▸ **Set exercise**: Work out how many lines in the listing below include the word "with". Give nothing but the number.

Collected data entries
----------------

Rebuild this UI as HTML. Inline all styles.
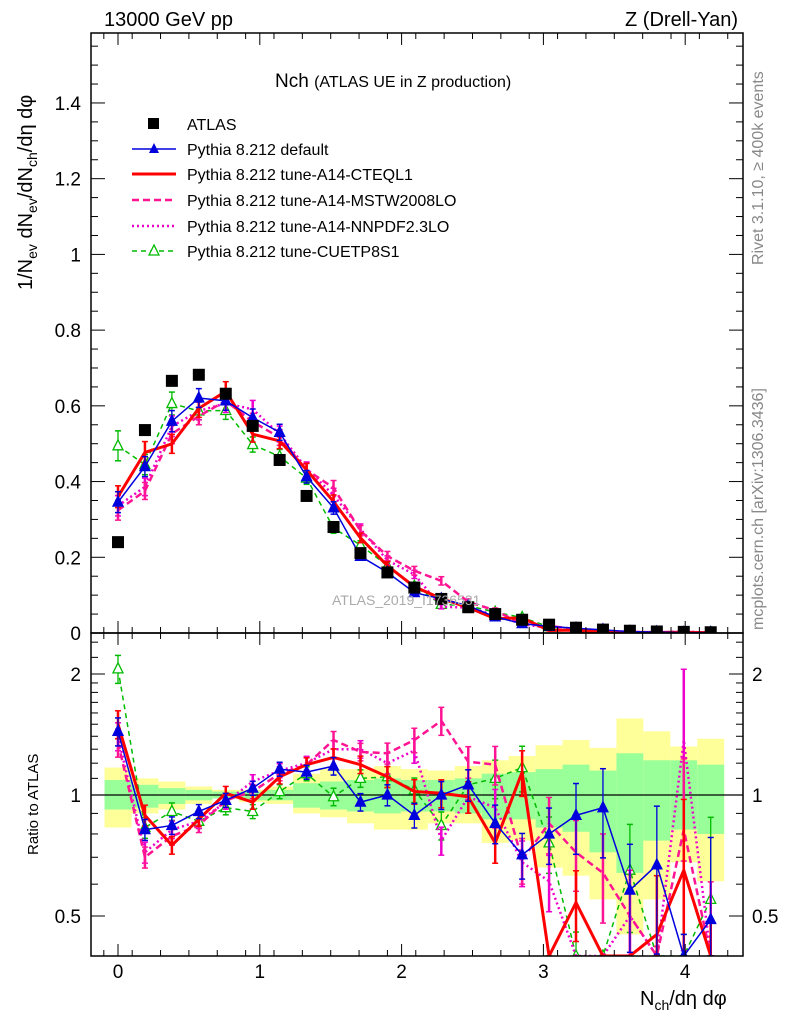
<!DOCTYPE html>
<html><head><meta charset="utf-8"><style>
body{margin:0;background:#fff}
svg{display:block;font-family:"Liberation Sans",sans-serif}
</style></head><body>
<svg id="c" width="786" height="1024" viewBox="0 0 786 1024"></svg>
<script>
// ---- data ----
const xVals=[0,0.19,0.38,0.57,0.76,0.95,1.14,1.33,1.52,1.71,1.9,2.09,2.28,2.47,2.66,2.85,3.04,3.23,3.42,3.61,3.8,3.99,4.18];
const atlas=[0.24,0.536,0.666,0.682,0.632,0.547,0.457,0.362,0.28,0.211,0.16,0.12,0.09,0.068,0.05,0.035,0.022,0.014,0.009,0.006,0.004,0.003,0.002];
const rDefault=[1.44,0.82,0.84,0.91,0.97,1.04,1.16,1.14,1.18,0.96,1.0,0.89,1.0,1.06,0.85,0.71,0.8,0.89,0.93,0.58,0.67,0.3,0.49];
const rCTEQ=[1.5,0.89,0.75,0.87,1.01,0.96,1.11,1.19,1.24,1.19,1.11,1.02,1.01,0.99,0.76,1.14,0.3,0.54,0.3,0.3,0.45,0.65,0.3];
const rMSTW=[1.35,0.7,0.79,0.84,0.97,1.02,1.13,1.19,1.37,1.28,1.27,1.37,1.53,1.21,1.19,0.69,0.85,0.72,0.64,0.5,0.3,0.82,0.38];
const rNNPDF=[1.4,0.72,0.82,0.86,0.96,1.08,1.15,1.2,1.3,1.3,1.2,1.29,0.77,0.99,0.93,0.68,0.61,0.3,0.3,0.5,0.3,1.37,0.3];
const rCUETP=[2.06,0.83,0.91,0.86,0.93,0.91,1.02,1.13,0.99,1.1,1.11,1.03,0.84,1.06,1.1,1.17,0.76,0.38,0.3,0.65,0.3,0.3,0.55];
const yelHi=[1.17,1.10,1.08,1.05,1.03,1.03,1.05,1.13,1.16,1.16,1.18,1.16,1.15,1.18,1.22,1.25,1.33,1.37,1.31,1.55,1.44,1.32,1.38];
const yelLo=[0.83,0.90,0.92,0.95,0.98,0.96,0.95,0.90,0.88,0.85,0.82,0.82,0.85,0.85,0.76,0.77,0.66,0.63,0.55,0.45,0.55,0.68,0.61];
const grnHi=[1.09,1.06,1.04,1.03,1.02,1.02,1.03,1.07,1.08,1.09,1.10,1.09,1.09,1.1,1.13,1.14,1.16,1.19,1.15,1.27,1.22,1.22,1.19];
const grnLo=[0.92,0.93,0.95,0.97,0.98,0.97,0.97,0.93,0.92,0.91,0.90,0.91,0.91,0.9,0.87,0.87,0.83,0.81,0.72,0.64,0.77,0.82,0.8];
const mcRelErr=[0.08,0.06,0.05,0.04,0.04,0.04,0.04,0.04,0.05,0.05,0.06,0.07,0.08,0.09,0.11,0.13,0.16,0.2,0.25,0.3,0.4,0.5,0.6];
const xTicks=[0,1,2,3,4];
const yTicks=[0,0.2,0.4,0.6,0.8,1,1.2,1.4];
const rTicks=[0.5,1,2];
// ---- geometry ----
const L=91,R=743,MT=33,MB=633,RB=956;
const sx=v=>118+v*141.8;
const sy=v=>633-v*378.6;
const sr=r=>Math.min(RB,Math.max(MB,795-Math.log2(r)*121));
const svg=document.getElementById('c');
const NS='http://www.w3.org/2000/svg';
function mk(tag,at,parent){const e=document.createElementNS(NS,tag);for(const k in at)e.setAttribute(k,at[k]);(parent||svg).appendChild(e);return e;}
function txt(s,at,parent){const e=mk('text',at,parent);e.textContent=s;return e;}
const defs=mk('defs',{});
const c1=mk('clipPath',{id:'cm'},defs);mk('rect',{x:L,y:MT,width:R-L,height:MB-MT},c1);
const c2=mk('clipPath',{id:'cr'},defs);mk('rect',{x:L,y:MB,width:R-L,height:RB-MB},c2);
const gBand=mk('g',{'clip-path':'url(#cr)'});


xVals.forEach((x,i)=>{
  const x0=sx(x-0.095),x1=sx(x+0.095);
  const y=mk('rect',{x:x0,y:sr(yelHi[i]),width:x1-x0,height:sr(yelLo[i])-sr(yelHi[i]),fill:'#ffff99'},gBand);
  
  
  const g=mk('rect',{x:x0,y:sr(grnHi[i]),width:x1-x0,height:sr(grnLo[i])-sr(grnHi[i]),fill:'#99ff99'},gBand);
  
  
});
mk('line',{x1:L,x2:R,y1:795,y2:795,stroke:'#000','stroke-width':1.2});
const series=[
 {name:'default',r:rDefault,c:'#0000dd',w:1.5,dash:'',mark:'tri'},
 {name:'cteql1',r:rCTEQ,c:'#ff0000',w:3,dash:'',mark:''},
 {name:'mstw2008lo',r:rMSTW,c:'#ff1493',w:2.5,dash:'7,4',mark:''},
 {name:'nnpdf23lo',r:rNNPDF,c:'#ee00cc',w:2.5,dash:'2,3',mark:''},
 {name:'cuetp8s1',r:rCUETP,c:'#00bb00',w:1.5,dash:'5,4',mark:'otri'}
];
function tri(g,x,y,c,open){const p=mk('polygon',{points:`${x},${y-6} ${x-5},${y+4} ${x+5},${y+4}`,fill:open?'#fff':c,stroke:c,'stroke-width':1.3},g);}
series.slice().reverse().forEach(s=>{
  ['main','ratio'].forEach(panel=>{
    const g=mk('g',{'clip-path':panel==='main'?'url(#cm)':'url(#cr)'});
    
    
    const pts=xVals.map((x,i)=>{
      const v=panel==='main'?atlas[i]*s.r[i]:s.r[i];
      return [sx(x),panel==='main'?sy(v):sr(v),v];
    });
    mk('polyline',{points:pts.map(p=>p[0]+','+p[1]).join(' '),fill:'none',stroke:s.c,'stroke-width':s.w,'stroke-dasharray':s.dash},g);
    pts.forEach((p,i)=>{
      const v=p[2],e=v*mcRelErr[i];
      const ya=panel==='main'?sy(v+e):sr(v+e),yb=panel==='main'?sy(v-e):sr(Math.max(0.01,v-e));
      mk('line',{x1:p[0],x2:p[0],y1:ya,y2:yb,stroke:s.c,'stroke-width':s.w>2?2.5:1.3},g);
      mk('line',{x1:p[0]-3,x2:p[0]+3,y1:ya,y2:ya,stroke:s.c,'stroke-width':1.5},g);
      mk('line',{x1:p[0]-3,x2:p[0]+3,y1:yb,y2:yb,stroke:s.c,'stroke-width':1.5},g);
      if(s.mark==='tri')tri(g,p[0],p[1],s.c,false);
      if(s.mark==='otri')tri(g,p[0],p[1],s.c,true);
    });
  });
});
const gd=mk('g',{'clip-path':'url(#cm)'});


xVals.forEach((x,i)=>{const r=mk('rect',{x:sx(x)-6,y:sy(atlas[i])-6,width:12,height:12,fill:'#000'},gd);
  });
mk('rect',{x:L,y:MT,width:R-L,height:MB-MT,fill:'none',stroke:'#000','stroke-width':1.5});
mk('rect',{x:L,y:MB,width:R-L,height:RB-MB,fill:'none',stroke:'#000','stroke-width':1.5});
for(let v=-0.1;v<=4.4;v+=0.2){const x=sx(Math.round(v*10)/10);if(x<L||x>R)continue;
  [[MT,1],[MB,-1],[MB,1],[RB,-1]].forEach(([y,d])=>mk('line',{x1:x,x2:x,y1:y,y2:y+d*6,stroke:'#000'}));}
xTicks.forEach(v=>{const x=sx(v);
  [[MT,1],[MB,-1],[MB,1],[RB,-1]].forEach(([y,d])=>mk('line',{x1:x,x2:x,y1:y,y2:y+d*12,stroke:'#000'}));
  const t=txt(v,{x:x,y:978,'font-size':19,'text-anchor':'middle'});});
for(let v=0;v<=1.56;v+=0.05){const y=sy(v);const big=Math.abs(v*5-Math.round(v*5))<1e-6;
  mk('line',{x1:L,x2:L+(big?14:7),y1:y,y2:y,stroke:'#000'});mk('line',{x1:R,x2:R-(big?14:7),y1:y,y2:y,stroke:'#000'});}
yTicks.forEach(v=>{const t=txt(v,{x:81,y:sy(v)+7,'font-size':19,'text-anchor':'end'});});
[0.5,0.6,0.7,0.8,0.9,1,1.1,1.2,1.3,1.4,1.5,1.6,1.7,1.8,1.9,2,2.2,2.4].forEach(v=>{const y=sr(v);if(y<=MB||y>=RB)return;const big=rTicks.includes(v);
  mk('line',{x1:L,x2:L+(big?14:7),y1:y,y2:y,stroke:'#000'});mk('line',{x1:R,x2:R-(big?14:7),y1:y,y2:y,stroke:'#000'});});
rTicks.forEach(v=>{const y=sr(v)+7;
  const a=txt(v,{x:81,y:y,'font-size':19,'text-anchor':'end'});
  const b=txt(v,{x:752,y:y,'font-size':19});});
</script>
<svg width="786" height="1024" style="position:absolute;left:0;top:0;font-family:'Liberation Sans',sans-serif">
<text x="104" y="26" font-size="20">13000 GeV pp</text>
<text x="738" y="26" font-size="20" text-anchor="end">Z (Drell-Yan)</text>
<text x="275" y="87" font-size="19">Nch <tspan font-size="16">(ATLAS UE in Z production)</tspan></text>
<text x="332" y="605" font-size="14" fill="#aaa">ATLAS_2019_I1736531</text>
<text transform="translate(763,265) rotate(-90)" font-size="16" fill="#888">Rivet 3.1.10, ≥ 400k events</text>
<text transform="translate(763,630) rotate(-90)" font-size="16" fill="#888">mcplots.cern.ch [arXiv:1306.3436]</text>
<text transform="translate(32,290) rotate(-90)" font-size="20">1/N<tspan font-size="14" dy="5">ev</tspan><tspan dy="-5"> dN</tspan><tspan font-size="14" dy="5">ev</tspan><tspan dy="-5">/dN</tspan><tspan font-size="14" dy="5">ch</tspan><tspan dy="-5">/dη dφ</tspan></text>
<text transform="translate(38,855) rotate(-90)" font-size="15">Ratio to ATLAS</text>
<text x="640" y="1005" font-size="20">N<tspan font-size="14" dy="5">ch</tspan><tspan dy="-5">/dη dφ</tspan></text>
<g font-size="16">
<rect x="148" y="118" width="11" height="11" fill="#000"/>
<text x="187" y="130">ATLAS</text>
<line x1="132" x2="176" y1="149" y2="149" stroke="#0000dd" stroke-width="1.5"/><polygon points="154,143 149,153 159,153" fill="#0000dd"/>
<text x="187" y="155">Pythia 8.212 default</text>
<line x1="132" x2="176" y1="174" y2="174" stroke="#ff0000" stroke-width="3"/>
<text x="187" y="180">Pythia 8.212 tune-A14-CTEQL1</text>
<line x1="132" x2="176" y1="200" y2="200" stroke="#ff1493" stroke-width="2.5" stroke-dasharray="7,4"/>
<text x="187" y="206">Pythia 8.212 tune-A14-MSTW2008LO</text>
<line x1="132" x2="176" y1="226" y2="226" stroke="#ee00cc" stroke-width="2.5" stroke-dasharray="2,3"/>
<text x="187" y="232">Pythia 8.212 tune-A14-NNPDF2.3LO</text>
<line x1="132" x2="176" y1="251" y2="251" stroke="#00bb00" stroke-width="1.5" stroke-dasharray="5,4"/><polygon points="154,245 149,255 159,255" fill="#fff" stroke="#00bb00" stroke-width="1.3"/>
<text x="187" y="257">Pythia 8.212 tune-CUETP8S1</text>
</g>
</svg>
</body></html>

----------------

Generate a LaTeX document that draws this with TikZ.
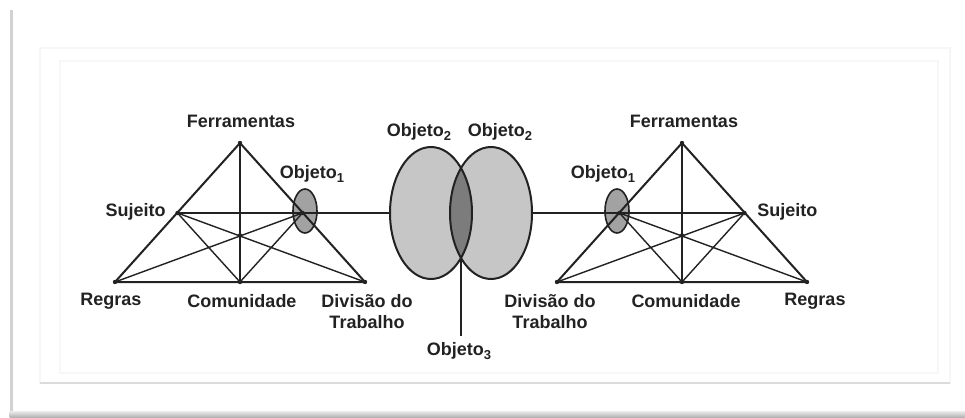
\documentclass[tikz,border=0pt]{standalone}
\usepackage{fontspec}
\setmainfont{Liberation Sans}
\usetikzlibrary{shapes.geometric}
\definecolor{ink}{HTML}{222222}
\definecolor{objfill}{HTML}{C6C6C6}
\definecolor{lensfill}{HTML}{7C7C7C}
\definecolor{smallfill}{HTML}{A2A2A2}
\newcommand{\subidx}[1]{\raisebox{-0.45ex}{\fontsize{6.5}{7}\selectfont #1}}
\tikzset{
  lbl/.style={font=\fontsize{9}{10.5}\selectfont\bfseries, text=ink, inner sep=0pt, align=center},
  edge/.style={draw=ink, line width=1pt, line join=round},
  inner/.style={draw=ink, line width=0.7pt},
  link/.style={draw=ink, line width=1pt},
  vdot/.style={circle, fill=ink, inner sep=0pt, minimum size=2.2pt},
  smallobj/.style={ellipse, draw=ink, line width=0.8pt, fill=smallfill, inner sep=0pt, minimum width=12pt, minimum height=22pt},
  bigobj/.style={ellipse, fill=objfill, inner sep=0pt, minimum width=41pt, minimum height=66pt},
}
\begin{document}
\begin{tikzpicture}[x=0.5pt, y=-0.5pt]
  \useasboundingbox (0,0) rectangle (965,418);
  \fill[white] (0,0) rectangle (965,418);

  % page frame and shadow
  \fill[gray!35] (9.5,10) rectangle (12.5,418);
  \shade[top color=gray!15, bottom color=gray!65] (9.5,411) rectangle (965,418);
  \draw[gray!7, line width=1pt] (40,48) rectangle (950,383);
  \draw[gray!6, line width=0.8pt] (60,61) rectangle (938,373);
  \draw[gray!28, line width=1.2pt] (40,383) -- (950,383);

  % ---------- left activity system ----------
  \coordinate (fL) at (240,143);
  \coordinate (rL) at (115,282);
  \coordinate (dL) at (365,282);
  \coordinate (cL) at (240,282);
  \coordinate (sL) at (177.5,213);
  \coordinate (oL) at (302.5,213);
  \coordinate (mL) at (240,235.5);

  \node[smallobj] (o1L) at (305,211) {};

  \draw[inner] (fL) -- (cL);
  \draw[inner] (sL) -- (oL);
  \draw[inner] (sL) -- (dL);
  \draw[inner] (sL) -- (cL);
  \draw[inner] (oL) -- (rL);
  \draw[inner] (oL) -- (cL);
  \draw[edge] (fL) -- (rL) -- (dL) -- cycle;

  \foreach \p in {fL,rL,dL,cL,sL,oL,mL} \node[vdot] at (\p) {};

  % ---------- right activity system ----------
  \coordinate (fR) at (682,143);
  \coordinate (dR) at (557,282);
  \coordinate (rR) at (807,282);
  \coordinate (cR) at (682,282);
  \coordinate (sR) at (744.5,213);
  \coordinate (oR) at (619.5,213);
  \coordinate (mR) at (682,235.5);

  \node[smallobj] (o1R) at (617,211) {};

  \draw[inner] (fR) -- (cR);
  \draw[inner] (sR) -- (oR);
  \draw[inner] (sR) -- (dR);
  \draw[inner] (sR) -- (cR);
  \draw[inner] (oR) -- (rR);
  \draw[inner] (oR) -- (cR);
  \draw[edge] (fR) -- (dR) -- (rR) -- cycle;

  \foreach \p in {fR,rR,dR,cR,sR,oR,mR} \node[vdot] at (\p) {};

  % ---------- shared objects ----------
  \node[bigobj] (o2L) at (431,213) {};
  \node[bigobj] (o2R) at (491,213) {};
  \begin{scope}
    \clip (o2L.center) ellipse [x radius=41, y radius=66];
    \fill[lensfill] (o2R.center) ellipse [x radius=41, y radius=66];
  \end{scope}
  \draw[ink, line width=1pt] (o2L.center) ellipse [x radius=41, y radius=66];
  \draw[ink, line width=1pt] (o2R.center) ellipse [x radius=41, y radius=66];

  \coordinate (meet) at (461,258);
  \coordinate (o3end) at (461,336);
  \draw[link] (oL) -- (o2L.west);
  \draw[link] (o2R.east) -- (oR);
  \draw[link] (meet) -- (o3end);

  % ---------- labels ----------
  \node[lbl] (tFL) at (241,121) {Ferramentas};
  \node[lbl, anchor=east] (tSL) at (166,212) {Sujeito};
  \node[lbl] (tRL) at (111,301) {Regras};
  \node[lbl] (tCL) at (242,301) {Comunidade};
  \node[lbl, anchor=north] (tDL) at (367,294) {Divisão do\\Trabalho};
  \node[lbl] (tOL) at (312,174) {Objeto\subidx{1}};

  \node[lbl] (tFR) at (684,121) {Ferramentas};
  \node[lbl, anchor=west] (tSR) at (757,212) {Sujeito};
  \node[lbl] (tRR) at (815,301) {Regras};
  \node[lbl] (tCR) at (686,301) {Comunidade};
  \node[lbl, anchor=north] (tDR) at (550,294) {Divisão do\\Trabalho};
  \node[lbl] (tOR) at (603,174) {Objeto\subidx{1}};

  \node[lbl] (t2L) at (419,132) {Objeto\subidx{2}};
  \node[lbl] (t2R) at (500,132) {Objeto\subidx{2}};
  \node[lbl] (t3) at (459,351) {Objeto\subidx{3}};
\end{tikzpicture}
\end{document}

----------------

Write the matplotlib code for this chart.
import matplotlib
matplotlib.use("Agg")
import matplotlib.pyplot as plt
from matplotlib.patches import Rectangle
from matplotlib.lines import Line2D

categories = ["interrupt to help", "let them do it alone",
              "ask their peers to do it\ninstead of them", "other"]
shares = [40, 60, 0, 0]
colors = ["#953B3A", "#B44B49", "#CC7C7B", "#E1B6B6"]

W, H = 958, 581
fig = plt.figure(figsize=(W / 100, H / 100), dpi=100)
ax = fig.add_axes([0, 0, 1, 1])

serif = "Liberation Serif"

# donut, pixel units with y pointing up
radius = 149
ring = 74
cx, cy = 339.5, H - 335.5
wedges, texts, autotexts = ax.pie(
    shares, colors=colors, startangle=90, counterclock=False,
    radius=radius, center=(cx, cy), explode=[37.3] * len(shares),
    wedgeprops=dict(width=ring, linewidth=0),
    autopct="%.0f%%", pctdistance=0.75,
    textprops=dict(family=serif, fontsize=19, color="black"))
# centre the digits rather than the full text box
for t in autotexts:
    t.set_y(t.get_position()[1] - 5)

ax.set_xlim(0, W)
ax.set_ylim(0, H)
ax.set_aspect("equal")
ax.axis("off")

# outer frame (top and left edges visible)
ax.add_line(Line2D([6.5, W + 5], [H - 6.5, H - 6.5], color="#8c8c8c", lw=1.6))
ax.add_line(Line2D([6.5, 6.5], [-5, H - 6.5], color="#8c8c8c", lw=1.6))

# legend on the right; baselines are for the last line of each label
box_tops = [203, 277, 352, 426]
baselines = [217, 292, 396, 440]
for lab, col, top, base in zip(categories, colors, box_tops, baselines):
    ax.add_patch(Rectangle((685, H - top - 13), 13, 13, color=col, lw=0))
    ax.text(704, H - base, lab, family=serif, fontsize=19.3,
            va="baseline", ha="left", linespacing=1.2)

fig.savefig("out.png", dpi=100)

----------------

▸ **Answer below**: 2